In the aftermath, Israeli generals, intelligence officials, and Western analysts were left grappling with an uncomfortable truth: Hezbollah could not be defeated through traditional warfare. It had become a new kind of enemy. One deeply embedded in its society, rooted in a larger regional alliance, and adept at both guerrilla tactics and conventional warfare. It was, in every sense, a Hydra: cut off one head, and two more would grow in its place.

Rather than escalating into a second war, Israel shifted its strategy. A quieter but far more comprehensive campaign began to take shape, one that would stretch across Syria, Iraq, and Lebanon. A campaign that would rely less on tanks and airstrikes, and more on sanctions, sabotage, proxy wars, and financial strangulation. In this new type of war, the battlefield was not only the southern Lebanese front but Lebanon’s banks, Syria’s skies, and even refugee camps.
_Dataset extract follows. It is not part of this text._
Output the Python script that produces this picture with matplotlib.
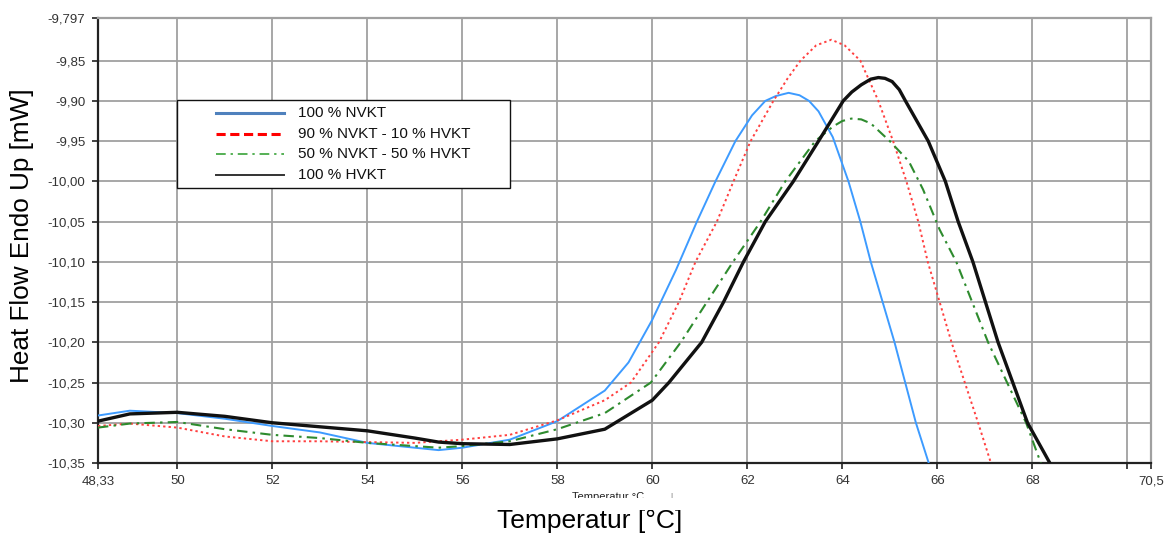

Among the most critical blueprints for this strategy was a 2007 study by Dani Berkovich, a strategic analyst writing for the Institute for National Security Studies (INSS) in Tel Aviv. His proposal was clear: Hezbollah could not be eradicated outright, but it could be weakened systematically by destroying its supporting environment. His recommendations would form a roadmap for the years to come.